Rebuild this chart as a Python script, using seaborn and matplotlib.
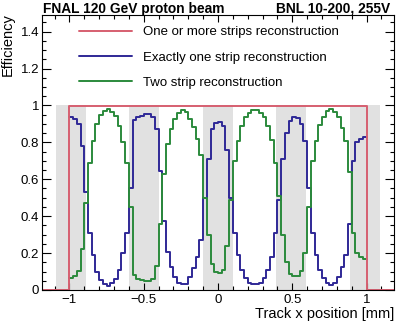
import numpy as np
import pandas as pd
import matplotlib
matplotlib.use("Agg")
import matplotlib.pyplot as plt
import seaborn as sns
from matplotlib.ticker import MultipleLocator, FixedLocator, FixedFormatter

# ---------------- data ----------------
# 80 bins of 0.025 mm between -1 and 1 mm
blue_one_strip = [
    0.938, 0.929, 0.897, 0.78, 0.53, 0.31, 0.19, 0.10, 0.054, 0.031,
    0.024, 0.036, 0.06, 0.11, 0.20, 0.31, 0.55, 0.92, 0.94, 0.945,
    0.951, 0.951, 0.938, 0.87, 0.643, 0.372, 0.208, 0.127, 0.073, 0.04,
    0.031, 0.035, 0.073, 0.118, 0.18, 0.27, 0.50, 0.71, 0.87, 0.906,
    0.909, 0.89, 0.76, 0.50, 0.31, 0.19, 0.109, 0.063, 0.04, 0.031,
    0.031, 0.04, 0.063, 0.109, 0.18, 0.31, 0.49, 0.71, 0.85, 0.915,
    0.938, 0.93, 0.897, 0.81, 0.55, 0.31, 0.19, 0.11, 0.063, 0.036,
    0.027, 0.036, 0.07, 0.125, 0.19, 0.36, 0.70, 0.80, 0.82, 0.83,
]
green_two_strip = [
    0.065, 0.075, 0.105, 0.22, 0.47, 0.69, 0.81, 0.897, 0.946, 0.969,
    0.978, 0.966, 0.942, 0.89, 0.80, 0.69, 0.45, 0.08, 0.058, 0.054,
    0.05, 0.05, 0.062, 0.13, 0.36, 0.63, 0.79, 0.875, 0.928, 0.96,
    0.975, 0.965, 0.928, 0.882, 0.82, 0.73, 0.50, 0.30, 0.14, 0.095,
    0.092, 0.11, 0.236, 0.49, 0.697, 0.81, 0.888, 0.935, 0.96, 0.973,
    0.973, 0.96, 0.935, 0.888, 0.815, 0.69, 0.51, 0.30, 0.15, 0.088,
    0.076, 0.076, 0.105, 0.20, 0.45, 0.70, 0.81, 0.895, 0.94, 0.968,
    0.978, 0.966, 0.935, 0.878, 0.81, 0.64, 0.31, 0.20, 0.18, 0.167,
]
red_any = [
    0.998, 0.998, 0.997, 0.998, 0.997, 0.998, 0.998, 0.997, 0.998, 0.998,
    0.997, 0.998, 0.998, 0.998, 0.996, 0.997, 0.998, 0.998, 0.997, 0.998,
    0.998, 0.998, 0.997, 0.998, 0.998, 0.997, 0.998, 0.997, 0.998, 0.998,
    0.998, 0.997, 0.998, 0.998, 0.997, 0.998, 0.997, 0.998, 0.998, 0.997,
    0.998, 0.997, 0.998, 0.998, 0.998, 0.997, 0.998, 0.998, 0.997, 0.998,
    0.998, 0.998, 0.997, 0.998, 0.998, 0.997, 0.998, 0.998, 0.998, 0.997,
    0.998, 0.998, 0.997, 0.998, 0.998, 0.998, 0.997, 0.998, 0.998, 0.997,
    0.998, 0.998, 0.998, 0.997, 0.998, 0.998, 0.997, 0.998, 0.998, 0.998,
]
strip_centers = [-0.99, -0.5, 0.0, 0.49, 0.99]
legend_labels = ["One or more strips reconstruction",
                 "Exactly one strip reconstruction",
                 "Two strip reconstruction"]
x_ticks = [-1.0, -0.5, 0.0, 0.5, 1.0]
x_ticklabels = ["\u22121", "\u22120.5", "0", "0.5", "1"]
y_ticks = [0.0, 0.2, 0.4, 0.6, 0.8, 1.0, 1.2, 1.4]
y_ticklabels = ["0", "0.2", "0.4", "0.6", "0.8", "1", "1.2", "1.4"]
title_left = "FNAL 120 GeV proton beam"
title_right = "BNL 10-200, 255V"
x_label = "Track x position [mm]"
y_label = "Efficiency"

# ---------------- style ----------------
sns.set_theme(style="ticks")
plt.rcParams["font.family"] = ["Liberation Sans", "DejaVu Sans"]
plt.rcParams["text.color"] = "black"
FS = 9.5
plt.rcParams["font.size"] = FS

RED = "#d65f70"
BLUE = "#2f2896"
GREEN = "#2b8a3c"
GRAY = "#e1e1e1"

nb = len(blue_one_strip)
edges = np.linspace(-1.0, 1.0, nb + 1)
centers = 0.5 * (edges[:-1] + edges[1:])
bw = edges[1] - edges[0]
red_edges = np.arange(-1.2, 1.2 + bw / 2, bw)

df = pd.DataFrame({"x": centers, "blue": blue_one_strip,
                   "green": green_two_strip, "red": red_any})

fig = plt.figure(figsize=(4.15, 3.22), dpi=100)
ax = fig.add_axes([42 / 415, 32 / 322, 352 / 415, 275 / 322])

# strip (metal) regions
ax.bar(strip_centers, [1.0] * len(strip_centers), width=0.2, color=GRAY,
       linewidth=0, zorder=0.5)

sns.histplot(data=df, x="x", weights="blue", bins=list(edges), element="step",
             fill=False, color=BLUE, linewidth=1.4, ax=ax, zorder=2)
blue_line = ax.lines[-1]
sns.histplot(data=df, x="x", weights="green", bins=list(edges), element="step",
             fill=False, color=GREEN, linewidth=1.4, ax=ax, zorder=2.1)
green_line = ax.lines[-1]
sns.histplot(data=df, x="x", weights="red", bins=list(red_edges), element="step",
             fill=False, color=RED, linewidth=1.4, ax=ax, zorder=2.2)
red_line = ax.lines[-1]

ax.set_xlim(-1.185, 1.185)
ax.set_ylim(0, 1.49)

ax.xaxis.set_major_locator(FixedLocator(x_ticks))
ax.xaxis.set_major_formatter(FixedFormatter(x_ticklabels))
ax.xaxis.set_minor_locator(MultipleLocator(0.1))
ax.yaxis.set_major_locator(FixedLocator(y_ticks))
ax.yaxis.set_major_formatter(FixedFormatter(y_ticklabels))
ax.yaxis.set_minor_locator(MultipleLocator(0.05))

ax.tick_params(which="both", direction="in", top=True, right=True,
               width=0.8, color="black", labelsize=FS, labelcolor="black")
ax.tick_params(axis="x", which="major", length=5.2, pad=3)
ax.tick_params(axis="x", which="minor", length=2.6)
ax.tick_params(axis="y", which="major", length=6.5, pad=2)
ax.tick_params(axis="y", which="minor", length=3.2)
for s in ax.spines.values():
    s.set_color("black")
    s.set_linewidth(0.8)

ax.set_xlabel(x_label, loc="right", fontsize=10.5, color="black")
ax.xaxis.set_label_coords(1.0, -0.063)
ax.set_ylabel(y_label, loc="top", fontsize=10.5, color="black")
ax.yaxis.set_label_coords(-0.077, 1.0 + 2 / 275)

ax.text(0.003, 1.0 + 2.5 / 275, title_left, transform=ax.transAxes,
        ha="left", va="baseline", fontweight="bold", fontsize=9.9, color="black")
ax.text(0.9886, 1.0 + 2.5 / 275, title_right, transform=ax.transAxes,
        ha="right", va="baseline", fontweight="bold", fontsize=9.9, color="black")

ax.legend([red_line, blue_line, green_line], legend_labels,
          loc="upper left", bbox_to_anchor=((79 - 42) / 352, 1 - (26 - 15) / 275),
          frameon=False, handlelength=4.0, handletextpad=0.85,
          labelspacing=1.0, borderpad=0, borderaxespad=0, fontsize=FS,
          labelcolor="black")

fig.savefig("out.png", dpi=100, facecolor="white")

───

(Task)
Leave the pictures out and copy the rest of the data exactly.

(Response to the task)
Rebuild this chart as a Python script, using seaborn and matplotlib.
import numpy as np
import pandas as pd
import matplotlib
matplotlib.use("Agg")
import matplotlib.pyplot as plt
import seaborn as sns
from matplotlib.ticker import MultipleLocator, FixedLocator, FixedFormatter

# ---------------- data ----------------
# 80 bins of 0.025 mm between -1 and 1 mm
blue_one_strip = [
    0.938, 0.929, 0.897, 0.78, 0.53, 0.31, 0.19, 0.10, 0.054, 0.031,
    0.024, 0.036, 0.06, 0.11, 0.20, 0.31, 0.55, 0.92, 0.94, 0.945,
    0.951, 0.951, 0.938, 0.87, 0.643, 0.372, 0.208, 0.127, 0.073, 0.04,
    0.031, 0.035, 0.073, 0.118, 0.18, 0.27, 0.50, 0.71, 0.87, 0.906,
    0.909, 0.89, 0.76, 0.50, 0.31, 0.19, 0.109, 0.063, 0.04, 0.031,
    0.031, 0.04, 0.063, 0.109, 0.18, 0.31, 0.49, 0.71, 0.85, 0.915,
    0.938, 0.93, 0.897, 0.81, 0.55, 0.31, 0.19, 0.11, 0.063, 0.036,
    0.027, 0.036, 0.07, 0.125, 0.19, 0.36, 0.70, 0.80, 0.82, 0.83,
]
green_two_strip = [
    0.065, 0.075, 0.105, 0.22, 0.47, 0.69, 0.81, 0.897, 0.946, 0.969,
    0.978, 0.966, 0.942, 0.89, 0.80, 0.69, 0.45, 0.08, 0.058, 0.054,
    0.05, 0.05, 0.062, 0.13, 0.36, 0.63, 0.79, 0.875, 0.928, 0.96,
    0.975, 0.965, 0.928, 0.882, 0.82, 0.73, 0.50, 0.30, 0.14, 0.095,
    0.092, 0.11, 0.236, 0.49, 0.697, 0.81, 0.888, 0.935, 0.96, 0.973,
    0.973, 0.96, 0.935, 0.888, 0.815, 0.69, 0.51, 0.30, 0.15, 0.088,
    0.076, 0.076, 0.105, 0.20, 0.45, 0.70, 0.81, 0.895, 0.94, 0.968,
    0.978, 0.966, 0.935, 0.878, 0.81, 0.64, 0.31, 0.20, 0.18, 0.167,
]
red_any = [
    0.998, 0.998, 0.997, 0.998, 0.997, 0.998, 0.998, 0.997, 0.998, 0.998,
    0.997, 0.998, 0.998, 0.998, 0.996, 0.997, 0.998, 0.998, 0.997, 0.998,
    0.998, 0.998, 0.997, 0.998, 0.998, 0.997, 0.998, 0.997, 0.998, 0.998,
    0.998, 0.997, 0.998, 0.998, 0.997, 0.998, 0.997, 0.998, 0.998, 0.997,
    0.998, 0.997, 0.998, 0.998, 0.998, 0.997, 0.998, 0.998, 0.997, 0.998,
    0.998, 0.998, 0.997, 0.998, 0.998, 0.997, 0.998, 0.998, 0.998, 0.997,
    0.998, 0.998, 0.997, 0.998, 0.998, 0.998, 0.997, 0.998, 0.998, 0.997,
    0.998, 0.998, 0.998, 0.997, 0.998, 0.998, 0.997, 0.998, 0.998, 0.998,
]
strip_centers = [-0.99, -0.5, 0.0, 0.49, 0.99]
legend_labels = ["One or more strips reconstruction",
                 "Exactly one strip reconstruction",
                 "Two strip reconstruction"]
x_ticks = [-1.0, -0.5, 0.0, 0.5, 1.0]
x_ticklabels = ["\u22121", "\u22120.5", "0", "0.5", "1"]
y_ticks = [0.0, 0.2, 0.4, 0.6, 0.8, 1.0, 1.2, 1.4]
y_ticklabels = ["0", "0.2", "0.4", "0.6", "0.8", "1", "1.2", "1.4"]
title_left = "FNAL 120 GeV proton beam"
title_right = "BNL 10-200, 255V"
x_label = "Track x position [mm]"
y_label = "Efficiency"

# ---------------- style ----------------
sns.set_theme(style="ticks")
plt.rcParams["font.family"] = ["Liberation Sans", "DejaVu Sans"]
plt.rcParams["text.color"] = "black"
FS = 9.5
plt.rcParams["font.size"] = FS

RED = "#d65f70"
BLUE = "#2f2896"
GREEN = "#2b8a3c"
GRAY = "#e1e1e1"

nb = len(blue_one_strip)
edges = np.linspace(-1.0, 1.0, nb + 1)
centers = 0.5 * (edges[:-1] + edges[1:])
bw = edges[1] - edges[0]
red_edges = np.arange(-1.2, 1.2 + bw / 2, bw)

df = pd.DataFrame({"x": centers, "blue": blue_one_strip,
                   "green": green_two_strip, "red": red_any})

fig = plt.figure(figsize=(4.15, 3.22), dpi=100)
ax = fig.add_axes([42 / 415, 32 / 322, 352 / 415, 275 / 322])

# strip (metal) regions
ax.bar(strip_centers, [1.0] * len(strip_centers), width=0.2, color=GRAY,
       linewidth=0, zorder=0.5)

sns.histplot(data=df, x="x", weights="blue", bins=list(edges), element="step",
             fill=False, color=BLUE, linewidth=1.4, ax=ax, zorder=2)
blue_line = ax.lines[-1]
sns.histplot(data=df, x="x", weights="green", bins=list(edges), element="step",
             fill=False, color=GREEN, linewidth=1.4, ax=ax, zorder=2.1)
green_line = ax.lines[-1]
sns.histplot(data=df, x="x", weights="red", bins=list(red_edges), element="step",
             fill=False, color=RED, linewidth=1.4, ax=ax, zorder=2.2)
red_line = ax.lines[-1]

ax.set_xlim(-1.185, 1.185)
ax.set_ylim(0, 1.49)

ax.xaxis.set_major_locator(FixedLocator(x_ticks))
ax.xaxis.set_major_formatter(FixedFormatter(x_ticklabels))
ax.xaxis.set_minor_locator(MultipleLocator(0.1))
ax.yaxis.set_major_locator(FixedLocator(y_ticks))
ax.yaxis.set_major_formatter(FixedFormatter(y_ticklabels))
ax.yaxis.set_minor_locator(MultipleLocator(0.05))

ax.tick_params(which="both", direction="in", top=True, right=True,
               width=0.8, color="black", labelsize=FS, labelcolor="black")
ax.tick_params(axis="x", which="major", length=5.2, pad=3)
ax.tick_params(axis="x", which="minor", length=2.6)
ax.tick_params(axis="y", which="major", length=6.5, pad=2)
ax.tick_params(axis="y", which="minor", length=3.2)
for s in ax.spines.values():
    s.set_color("black")
    s.set_linewidth(0.8)

ax.set_xlabel(x_label, loc="right", fontsize=10.5, color="black")
ax.xaxis.set_label_coords(1.0, -0.063)
ax.set_ylabel(y_label, loc="top", fontsize=10.5, color="black")
ax.yaxis.set_label_coords(-0.077, 1.0 + 2 / 275)

ax.text(0.003, 1.0 + 2.5 / 275, title_left, transform=ax.transAxes,
        ha="left", va="baseline", fontweight="bold", fontsize=9.9, color="black")
ax.text(0.9886, 1.0 + 2.5 / 275, title_right, transform=ax.transAxes,
        ha="right", va="baseline", fontweight="bold", fontsize=9.9, color="black")

ax.legend([red_line, blue_line, green_line], legend_labels,
          loc="upper left", bbox_to_anchor=((79 - 42) / 352, 1 - (26 - 15) / 275),
          frameon=False, handlelength=4.0, handletextpad=0.85,
          labelspacing=1.0, borderpad=0, borderaxespad=0, fontsize=FS,
          labelcolor="black")

fig.savefig("out.png", dpi=100, facecolor="white")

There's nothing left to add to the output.